## What to do
Begin the copy with the line that contains "Clone this chart in Apache ECharts." and end it with the line that contains "var area = [540, 590, 556, 547, 588, 560];". Print these lines exactly and omit all pictures.

Charts and diagrams as code
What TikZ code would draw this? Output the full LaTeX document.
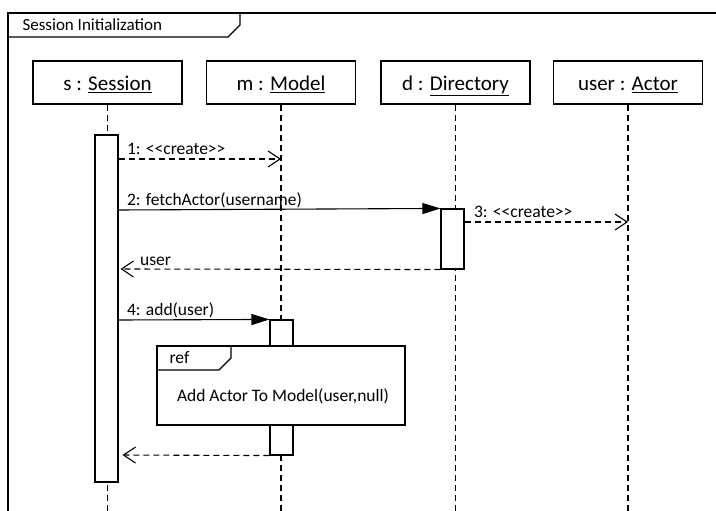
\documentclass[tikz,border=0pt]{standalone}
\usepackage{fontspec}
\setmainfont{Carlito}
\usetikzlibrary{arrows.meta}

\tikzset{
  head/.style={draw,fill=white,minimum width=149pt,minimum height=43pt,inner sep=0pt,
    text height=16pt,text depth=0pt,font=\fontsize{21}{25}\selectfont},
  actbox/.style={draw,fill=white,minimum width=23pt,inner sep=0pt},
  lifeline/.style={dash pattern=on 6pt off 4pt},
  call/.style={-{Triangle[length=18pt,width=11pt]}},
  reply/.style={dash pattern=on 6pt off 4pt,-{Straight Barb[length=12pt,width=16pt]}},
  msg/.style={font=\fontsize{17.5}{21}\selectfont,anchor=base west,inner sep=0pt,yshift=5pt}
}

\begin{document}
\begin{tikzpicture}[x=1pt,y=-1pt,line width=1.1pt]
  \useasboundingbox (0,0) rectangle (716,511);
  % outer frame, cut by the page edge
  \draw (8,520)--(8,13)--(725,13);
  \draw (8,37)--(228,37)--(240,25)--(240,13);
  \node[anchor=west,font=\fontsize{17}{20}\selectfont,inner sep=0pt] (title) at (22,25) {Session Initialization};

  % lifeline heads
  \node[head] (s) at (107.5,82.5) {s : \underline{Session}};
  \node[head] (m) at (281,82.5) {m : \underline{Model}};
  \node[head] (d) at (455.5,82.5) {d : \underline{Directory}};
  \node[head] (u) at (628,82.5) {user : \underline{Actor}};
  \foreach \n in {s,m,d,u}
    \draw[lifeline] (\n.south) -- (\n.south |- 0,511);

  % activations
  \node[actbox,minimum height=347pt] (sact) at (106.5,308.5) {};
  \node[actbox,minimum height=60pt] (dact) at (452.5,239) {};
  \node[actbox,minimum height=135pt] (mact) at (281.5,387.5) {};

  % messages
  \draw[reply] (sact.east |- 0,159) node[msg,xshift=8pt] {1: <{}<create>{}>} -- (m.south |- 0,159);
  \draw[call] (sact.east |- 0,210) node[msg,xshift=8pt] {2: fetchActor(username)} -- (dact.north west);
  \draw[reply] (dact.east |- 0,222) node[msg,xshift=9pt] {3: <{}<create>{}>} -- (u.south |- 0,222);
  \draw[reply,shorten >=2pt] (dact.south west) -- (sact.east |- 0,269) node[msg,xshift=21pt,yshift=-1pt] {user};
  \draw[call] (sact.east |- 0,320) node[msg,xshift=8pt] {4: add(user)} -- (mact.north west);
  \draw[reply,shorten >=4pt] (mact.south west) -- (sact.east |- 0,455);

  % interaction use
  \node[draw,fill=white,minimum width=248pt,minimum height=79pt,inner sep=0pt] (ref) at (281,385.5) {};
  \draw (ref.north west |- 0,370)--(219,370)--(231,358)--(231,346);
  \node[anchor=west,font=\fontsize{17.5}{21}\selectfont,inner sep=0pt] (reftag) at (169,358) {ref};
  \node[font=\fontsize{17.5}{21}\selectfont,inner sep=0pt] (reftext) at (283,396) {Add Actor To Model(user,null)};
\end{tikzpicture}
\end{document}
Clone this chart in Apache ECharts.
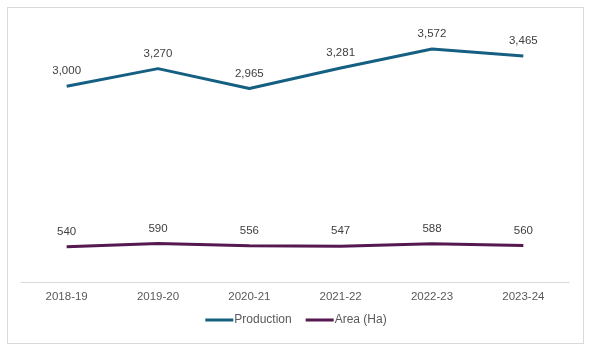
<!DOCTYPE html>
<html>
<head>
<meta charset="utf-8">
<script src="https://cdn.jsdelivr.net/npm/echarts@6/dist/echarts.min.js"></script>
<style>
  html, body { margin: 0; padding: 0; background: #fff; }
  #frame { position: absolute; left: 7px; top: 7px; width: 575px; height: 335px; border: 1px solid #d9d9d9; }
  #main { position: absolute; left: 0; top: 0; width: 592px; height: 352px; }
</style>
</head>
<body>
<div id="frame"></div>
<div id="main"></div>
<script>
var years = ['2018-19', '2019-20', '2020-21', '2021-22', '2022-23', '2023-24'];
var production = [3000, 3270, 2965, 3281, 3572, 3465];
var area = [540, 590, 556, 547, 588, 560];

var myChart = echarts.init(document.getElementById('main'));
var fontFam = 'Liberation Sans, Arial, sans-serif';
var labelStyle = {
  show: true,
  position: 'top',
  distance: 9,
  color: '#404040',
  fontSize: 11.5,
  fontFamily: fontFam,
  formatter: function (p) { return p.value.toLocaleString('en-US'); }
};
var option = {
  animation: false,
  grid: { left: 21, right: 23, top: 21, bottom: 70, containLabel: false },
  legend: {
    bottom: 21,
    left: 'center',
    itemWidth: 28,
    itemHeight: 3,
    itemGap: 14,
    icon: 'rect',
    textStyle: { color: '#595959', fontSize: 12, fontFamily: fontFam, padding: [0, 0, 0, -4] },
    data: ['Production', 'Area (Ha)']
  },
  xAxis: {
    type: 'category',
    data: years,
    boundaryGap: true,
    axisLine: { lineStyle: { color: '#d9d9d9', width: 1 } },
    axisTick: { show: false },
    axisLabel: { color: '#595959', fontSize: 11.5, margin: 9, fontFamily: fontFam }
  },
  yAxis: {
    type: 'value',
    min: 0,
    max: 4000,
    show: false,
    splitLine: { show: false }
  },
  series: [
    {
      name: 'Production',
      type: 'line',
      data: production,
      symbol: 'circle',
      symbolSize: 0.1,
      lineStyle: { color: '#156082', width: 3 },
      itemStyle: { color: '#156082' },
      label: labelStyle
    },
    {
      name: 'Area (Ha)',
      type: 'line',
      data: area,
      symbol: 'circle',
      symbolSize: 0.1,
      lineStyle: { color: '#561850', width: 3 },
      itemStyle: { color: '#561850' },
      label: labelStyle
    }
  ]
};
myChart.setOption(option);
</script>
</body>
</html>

## Final result
Clone this chart in Apache ECharts.
<!DOCTYPE html>
<html>
<head>
<meta charset="utf-8">
<script src="https://cdn.jsdelivr.net/npm/echarts@6/dist/echarts.min.js"></script>
<style>
  html, body { margin: 0; padding: 0; background: #fff; }
  #frame { position: absolute; left: 7px; top: 7px; width: 575px; height: 335px; border: 1px solid #d9d9d9; }
  #main { position: absolute; left: 0; top: 0; width: 592px; height: 352px; }
</style>
</head>
<body>
<div id="frame"></div>
<div id="main"></div>
<script>
var years = ['2018-19', '2019-20', '2020-21', '2021-22', '2022-23', '2023-24'];
var production = [3000, 3270, 2965, 3281, 3572, 3465];
var area = [540, 590, 556, 547, 588, 560];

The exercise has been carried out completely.